Historical Plaque Properties


Donald A. McLellan - Machinist/Grand Trunk Railway
95 Birmingham Street
Stratford, ON

In 1886 Donald Angus McLellan, aged 19 and the son of Angus and Flora, left his birthplace in Inverness, Scotland to cross the Atlantic Ocean and begin his life in a young Canada. His travels brought him to Stratford where the Grand Trunk Railway (GTR), following its arrival there in 1856, had become a major employer.

The GTR’s locomotive repair shops were about to undergo a huge expansion due to the closure of their repair works in Hamilton and the relocation of machinery and staff to the Stratford operation. The expanded shop area would be more than 125,000 square feet incorporating new machine, erecting and boiler shops, a brass foundry and several enlarged departments including a carpentry where Donald quickly found work and began a lifetime career in the railway industry.
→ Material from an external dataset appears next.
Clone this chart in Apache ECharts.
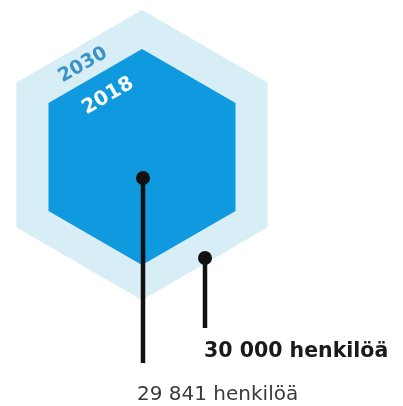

A few years later he met Minnie Miller, who had recently arrived from Heidelberg, Germany with her parents, August and Louise, and settled as had other families from Germany in the Milverton area just north of Stratford. Donald and Minnie were married there in October 1896 and came to live in Stratford, by coincidence, on Railway Avenue. In 1899 they welcomed their first daughter Flora Louise, who would be followed by two more, Isabel and Alexandra (Zandy). Louise became a school teacher and following her marriage in 1922 to Gordon Wilson, a farmer from Halton County, moved to that area.
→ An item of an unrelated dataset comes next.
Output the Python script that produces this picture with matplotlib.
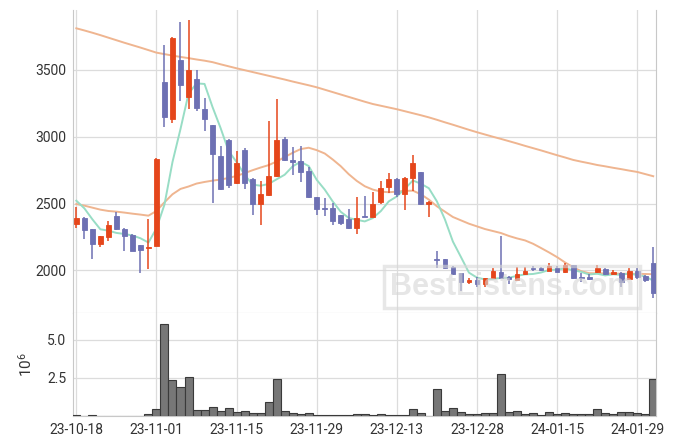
import matplotlib
matplotlib.use('Agg')
import matplotlib.pyplot as plt
import numpy as np
import pandas as pd

plt.rcParams['font.family'] = ['Roboto', 'DejaVu Sans']

# Trading days (KRX): weekdays minus market holidays
HOLIDAYS = ['2023-12-25', '2023-12-29', '2024-01-01']
dates = pd.bdate_range('2023-10-18', '2024-01-31')
dates = dates[~dates.isin(pd.to_datetime(HOLIDAYS))]

opens = [2346, 2390, 2308, 2200, 2253, 2408, 2308, 2266, 2188, 2170,
         2185, 3412, 3135, 3575, 3300, 3432, 3210, 3088, 2859, 2976,
         2652, 2901, 2682, 2497, 2567, 2707, 2984, 2825, 2819, 2747,
         2548, 2468, 2465, 2413, 2385, 2316, 2408, 2402, 2515, 2627,
         2684, 2570, 2694, 2734, 2495, 2088, 2086, 2028, 1979, 1912,
         1929, 1899, 1942, 1991, 1954, 1929, 1972, 2018, 2021, 1999,
         2021, 1991, 2041, 1948, 1948, 1991, 2011, 1972, 1984, 1936,
         1996, 1961, 2058]
highs = [2477, 2398, 2310, 2260, 2368, 2438, 2315, 2270, 2190, 2383,
         2840, 3689, 3745, 3857, 3874, 3500, 3288, 3090, 2931, 2980,
         2896, 2914, 2690, 2672, 3118, 3281, 3000, 2921, 2931, 2772,
         2550, 2540, 2507, 2418, 2458, 2548, 2560, 2590, 2672, 2727,
         2690, 2697, 2864, 2740, 2520, 2144, 2088, 2032, 1982, 1942,
         1949, 1945, 2016, 2256, 1956, 2028, 2024, 2034, 2024, 2054,
         2031, 2054, 2044, 1979, 1974, 2041, 2016, 2006, 1988, 2021,
         2016, 1965, 2174]
lows = [2320, 2233, 2088, 2174, 2223, 2300, 2144, 2145, 1979, 2013,
        2180, 3076, 3101, 3268, 3206, 3193, 3043, 2507, 2600, 2619,
        2645, 2612, 2413, 2338, 2560, 2700, 2820, 2714, 2662, 2545,
        2417, 2408, 2343, 2338, 2308, 2271, 2400, 2400, 2497, 2577,
        2548, 2452, 2597, 2490, 2398, 2021, 2014, 1965, 1849, 1899,
        1877, 1877, 1940, 1944, 1897, 1927, 1970, 1999, 1997, 1997,
        1986, 1979, 1940, 1916, 1932, 1979, 1965, 1970, 1874, 1934,
        1936, 1912, 1797]
closes = [2390, 2303, 2200, 2258, 2338, 2308, 2260, 2148, 2153, 2178,
          2834, 3150, 3739, 3388, 3500, 3218, 3131, 2871, 2612, 2640,
          2802, 2657, 2497, 2572, 2707, 2976, 2827, 2815, 2739, 2548,
          2462, 2462, 2368, 2353, 2320, 2390, 2402, 2495, 2615, 2684,
          2572, 2690, 2802, 2495, 2515, 2082, 2016, 1974, 1916, 1930,
          1901, 1942, 1999, 1946, 1940, 1974, 1996, 2014, 2000, 2034,
          1991, 2041, 1942, 1944, 1934, 2021, 1972, 1991, 1916, 1996,
          1951, 1927, 1829]
# volume in millions of shares
volumes = [0.06, 0.02, 0.05, 0.02, 0.02, 0.02, 0.02, 0.02, 0.02, 0.13,
           0.46, 6.05, 2.38, 1.92, 2.58, 0.41, 0.41, 0.60, 0.34, 0.54,
           0.28, 0.34, 0.21, 0.21, 0.93, 2.45, 0.34, 0.21, 0.15, 0.21,
           0.05, 0.05, 0.05, 0.05, 0.10, 0.15, 0.15, 0.05, 0.15, 0.05,
           0.05, 0.05, 0.47, 0.21, 0.03, 1.79, 0.34, 0.54, 0.28, 0.15,
           0.15, 0.21, 0.21, 2.78, 0.28, 0.34, 0.15, 0.21, 0.05, 0.28,
           0.15, 0.21, 0.15, 0.15, 0.15, 0.47, 0.21, 0.15, 0.28, 0.28,
           0.21, 0.15, 2.45]

ma5 = [2522, 2465, 2383, 2308, 2298, 2281, 2273, 2262, 2241, 2209,
       2315, 2493, 2811, 3058, 3322, 3399, 3395, 3222, 3066, 2894,
       2811, 2716, 2642, 2634, 2647, 2682, 2716, 2779, 2813, 2781,
       2678, 2605, 2516, 2439, 2393, 2379, 2367, 2392, 2444, 2517,
       2554, 2611, 2673, 2649, 2615, 2517, 2382, 2216, 2101, 1984,
       1947, 1933, 1938, 1944, 1946, 1960, 1971, 1974, 1985, 2004,
       2007, 2016, 2002, 1990, 1970, 1976, 1963, 1972, 1967, 1979,
       1965, 1956, 1924]
ma20 = [2497, 2485, 2470, 2455, 2445, 2440, 2433, 2425, 2418, 2410,
        2445, 2510, 2570, 2610, 2628, 2650, 2662, 2672, 2680, 2692,
        2707, 2728, 2750, 2770, 2788, 2815, 2848, 2880, 2908, 2918,
        2900, 2875, 2830, 2780, 2720, 2670, 2630, 2605, 2590, 2585,
        2590, 2595, 2597, 2570, 2530, 2480, 2440, 2400, 2375, 2350,
        2330, 2310, 2295, 2280, 2258, 2240, 2225, 2200, 2168, 2135,
        2100, 2060, 2025, 1995, 1980, 1979, 1978, 1977, 1976, 1975,
        1975, 1974, 1972]
ma_long = [3811, 3795, 3778, 3760, 3741, 3722, 3703, 3685, 3667, 3648,
           3629, 3618, 3607, 3597, 3588, 3578, 3569, 3558, 3542, 3527,
           3512, 3498, 3484, 3470, 3456, 3442, 3428, 3413, 3399, 3385,
           3370, 3352, 3334, 3316, 3298, 3280, 3262, 3245, 3232, 3219,
           3206, 3191, 3176, 3161, 3145, 3127, 3108, 3090, 3071, 3052,
           3034, 3017, 3000, 2984, 2967, 2950, 2932, 2915, 2898, 2880,
           2862, 2845, 2827, 2814, 2802, 2789, 2779, 2768, 2758, 2747,
           2737, 2721, 2705]

PRICE_TICKS = [2000, 2500, 3000, 3500]
VOL_TICKS = [2.5, 5.0]
TICK_EVERY = 10

UP = '#e5461b'
DOWN = '#6d70b3'
GRID = '#dcdcdc'
SPINE = '#c8c8c8'

df = pd.DataFrame({'open': opens, 'high': highs, 'low': lows,
                   'close': closes, 'volume': volumes}, index=dates)
x = np.arange(len(df))
up = df['close'] >= df['open']
colors = np.where(up, UP, DOWN)

fig = plt.figure(figsize=(6.75, 4.44), dpi=100)
ax1 = fig.add_axes([0.1081, 0.295, 0.8638, 0.6825])
ax2 = fig.add_axes([0.1081, 0.063, 0.8638, 0.232], sharex=ax1)

for ax in (ax1, ax2):
    ax.set_axisbelow(True)
    ax.grid(True, color=GRID, linewidth=0.9)
    ax.tick_params(length=0, labelsize=10, colors='#333333', pad=5)
    for side, sp in ax.spines.items():
        sp.set_color(SPINE)
    ax.spines['top'].set_visible(False)

# moving averages
ax1.plot(x, ma_long, color='#efb590', linewidth=1.4, zorder=2)
ax1.plot(x, ma20, color='#efb590', linewidth=1.4, zorder=2)
ax1.plot(x, ma5, color='#98ddc5', linewidth=1.4, zorder=2)

# candles
ax1.vlines(x, df['low'], df['high'], colors=colors, linewidth=1.1, zorder=3)
body_lo = np.minimum(df['open'], df['close'])
body_h = np.abs(df['close'] - df['open'])
ax1.bar(x, body_h, bottom=body_lo, width=0.6, color=colors,
        edgecolor=colors, linewidth=0.6, zorder=4)

ax1.set_ylim(1682, 3948)
ax1.set_yticks(PRICE_TICKS)
ax1.set_yticklabels([str(v) for v in PRICE_TICKS])
ax1.tick_params(axis='x', labelbottom=False)

# volume
ax2.bar(x, df['volume'], width=1.0, color='#777777', edgecolor='#3a3a3a',
        linewidth=0.8, zorder=3)
ax2.set_ylim(0, 6.75)
ax2.set_yticks(VOL_TICKS)
ax2.set_yticklabels(['2.5', '5.0'])
ax2.set_ylabel(r'$\mathregular{10^{6}}$', fontsize=11, labelpad=9, color='#333333')

tick_pos = x[::TICK_EVERY]
ax2.set_xticks(tick_pos)
ax2.set_xticklabels([d.strftime('%y-%m-%d') for d in df.index[::TICK_EVERY]])
ax2.set_xlim(-0.42, 72.35)

# watermark
fig.text(0.7585, 0.3536, 'BestListens.com', fontsize=22, fontweight='bold',
         family='Liberation Sans', color='#d6d6d6', alpha=0.6,
         ha='center', va='center', zorder=10,
         bbox=dict(boxstyle='square,pad=0.2', facecolor='none',
                   edgecolor='#d8d8d8', linewidth=2.5, alpha=0.6))

fig.savefig('out.png', dpi=100)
By 1906 Donald had progressed to a position of foreman at the GTR Shops and the family was living at 207 Birmingham Street. Ten years later they took possession of the new house Donald had built down the street on the southerly portion of Lot 501. It would become 95 Birmingham Street, the family home for the remainder of Donald and Minnie's life together.
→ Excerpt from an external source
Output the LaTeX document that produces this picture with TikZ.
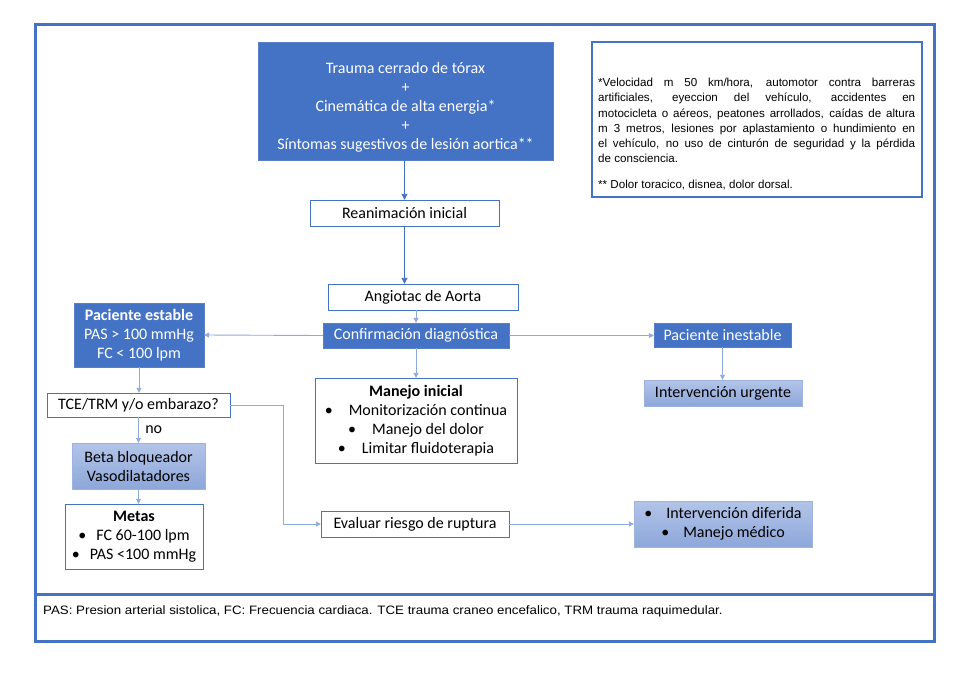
\documentclass[tikz,border=0pt]{standalone}
\usepackage{fontspec}
\usepackage{graphicx}
\setmainfont{Carlito}
\newfontfamily\notefont{Liberation Sans}
\usetikzlibrary{arrows.meta}

\definecolor{ofblue}{HTML}{4472C4}
\definecolor{edgeblue}{HTML}{5B7FC7}
\definecolor{softblue}{HTML}{8FAADC}
\definecolor{shadetop}{HTML}{B3C4E8}
\definecolor{shadebot}{HTML}{8DA7DA}
\definecolor{shadeedge}{HTML}{9FB3DF}

\tikzset{
  boxfont/.style={font=\fontsize{16}{19}\selectfont},
  darkbox/.style={boxfont, draw=edgeblue, fill=ofblue, text=white, align=center, inner sep=0pt},
  linebox/.style={boxfont, draw=ofblue, fill=white, align=center, inner sep=0pt},
  shadebox/.style={boxfont, draw=shadeedge, top color=shadetop, bottom color=shadebot, align=center, inner sep=0pt},
  flow/.style={draw=ofblue, line width=0.9pt, -{Triangle[length=6pt,width=6pt]}},
  softflow/.style={draw=softblue, line width=0.9pt, -{Triangle[length=5pt,width=5pt]}},
  frame/.style={draw=ofblue, line width=3pt}
}

\begin{document}
\begin{tikzpicture}[x=1pt,y=-1pt]
\useasboundingbox (0,0) rectangle (974,678);
\draw[frame] (35,24) rectangle (934,641);
\draw[frame] (35,594) -- (934,594);

\node[darkbox, minimum width=295, minimum height=118] (trauma) at (405.5,101) {};
\node[boxfont, text=white, align=center, inner sep=0pt] (traumatxt) at (405.5,107)
  {Trauma cerrado de tórax\\+\\Cinemática de alta energia*\\+\\Síntomas sugestivos de lesión aortica**};

\node[draw=ofblue, line width=1.5pt, minimum width=330, minimum height=155] (note) at (757,119.5) {};
\node[anchor=north west, inner sep=0pt, text width=317pt, align=justify,
      font=\notefont\fontsize{11.6}{15.2}\selectfont] (notetxt) at (598,78)
  {*Velocidad m 50 km/hora, automotor contra barreras\linebreak
   artificiales, eyeccion del vehículo, accidentes en\linebreak
   motocicleta o aéreos, peatones arrollados, caídas de altura\linebreak
   m 3 metros, lesiones por aplastamiento o hundimiento en\linebreak
   el vehículo, no uso de cinturón de seguridad y la pérdida\linebreak
   de consciencia.\par\vspace{10.5pt}
   ** Dolor toracico, disnea, dolor dorsal.};

\node[linebox, minimum width=189, minimum height=26] (reanim) at (404.5,213) {Reanimación inicial};
\node[linebox, minimum width=190, minimum height=26] (angio) at (423,297) {Angiotac de Aorta};
\node[darkbox, minimum width=186, minimum height=25] (confirm) at (416,335.5) {\raisebox{-2pt}{Confirmación diagnóstica}};
\node[darkbox, minimum width=137, minimum height=24] (inestable) at (722.5,335) {\raisebox{-1.5pt}{Paciente inestable}};
\node[shadebox, minimum width=158, minimum height=26] (urgente) at (723,393) {\raisebox{-1.5pt}{Intervención urgente}};
\node[linebox, minimum width=202, minimum height=85] (manejo) at (416,420.5)
  {\textbf{Manejo inicial}\\
   \textbullet\hspace{16pt}Monitorización continua\\
   \textbullet\hspace{16pt}Manejo del dolor\\
   \textbullet\hspace{16pt}Limitar fluidoterapia};
\node[darkbox, minimum width=130, minimum height=64] (estable) at (139,335)
  {\textbf{Paciente estable}\\PAS > 100 mmHg\\FC < 100 lpm};
\node[linebox, minimum width=183, minimum height=24] (tce) at (138.5,405) {TCE/TRM y/o embarazo?};
\node[shadebox, minimum width=133, minimum height=46] (beta) at (138.5,466) {Beta bloqueador\\Vasodilatadores};
\node[linebox, minimum width=138, minimum height=65] (metas) at (134,536.5)
  {\textbf{Metas}\\
   \textbullet\hspace{10pt}FC 60-100 lpm\\
   \textbullet\hspace{10pt}PAS <100 mmHg};
\node[linebox, minimum width=188, minimum height=26] (evaluar) at (415,524) {Evaluar riesgo de ruptura};
\node[shadebox, minimum width=178, minimum height=46] (diferida) at (723,524)
  {\textbullet\hspace{14pt}Intervención diferida\\
   \textbullet\hspace{14pt}Manejo médico};

\coordinate (bend) at (283,405);

\draw[flow] (trauma.south -| reanim.north) -- (reanim.north);
\draw[flow] (reanim.south) -- (reanim.south |- angio.north);
\draw[softflow] (angio.south -| confirm.north) -- (confirm.north);
\draw[softflow] (confirm.west) -- (estable.east);
\draw[softflow] (confirm.east) -- (inestable.west |- confirm.east);
\draw[softflow] (confirm.south) -- (manejo.north);
\draw[softflow] (inestable.south) -- (inestable.south |- urgente.north);
\draw[softflow] (estable.south) -- (estable.south |- tce.north);
\draw[softflow] (tce.south) -- node[right, boxfont, xshift=3pt] {no} (tce.south |- beta.north);
\draw[softflow] (beta.south) -- (beta.south |- metas.north);
\draw[softflow] (tce.east) -- (bend) |- (evaluar.west);
\draw[softflow] (evaluar.east) -- (diferida.west);

\node[anchor=west, inner sep=0pt, font=\notefont\fontsize{12.2}{14}\selectfont] (footer) at (43,611)
  {\scalebox{1.09}[1]{PAS: Presion arterial sistolica, FC: Frecuencia cardiaca. TCE trauma craneo encefalico, TRM trauma raquimedular.}};
\end{tikzpicture}
\end{document}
When the Grand Trunk Railway encountered financial difficulties following the economic disruption caused by the First World War and was facing bankruptcy in 1919, it was taken over by the Canadian National Railway (CNR). Donald retired in 1932 after 46 years of employment with both railways and enjoyed 11 years of retirement until his death from cancer in 1943. Minnie lived on until 1971. Both are buried in Avondale Cemetery together with their daughters Isabel and Alexandra.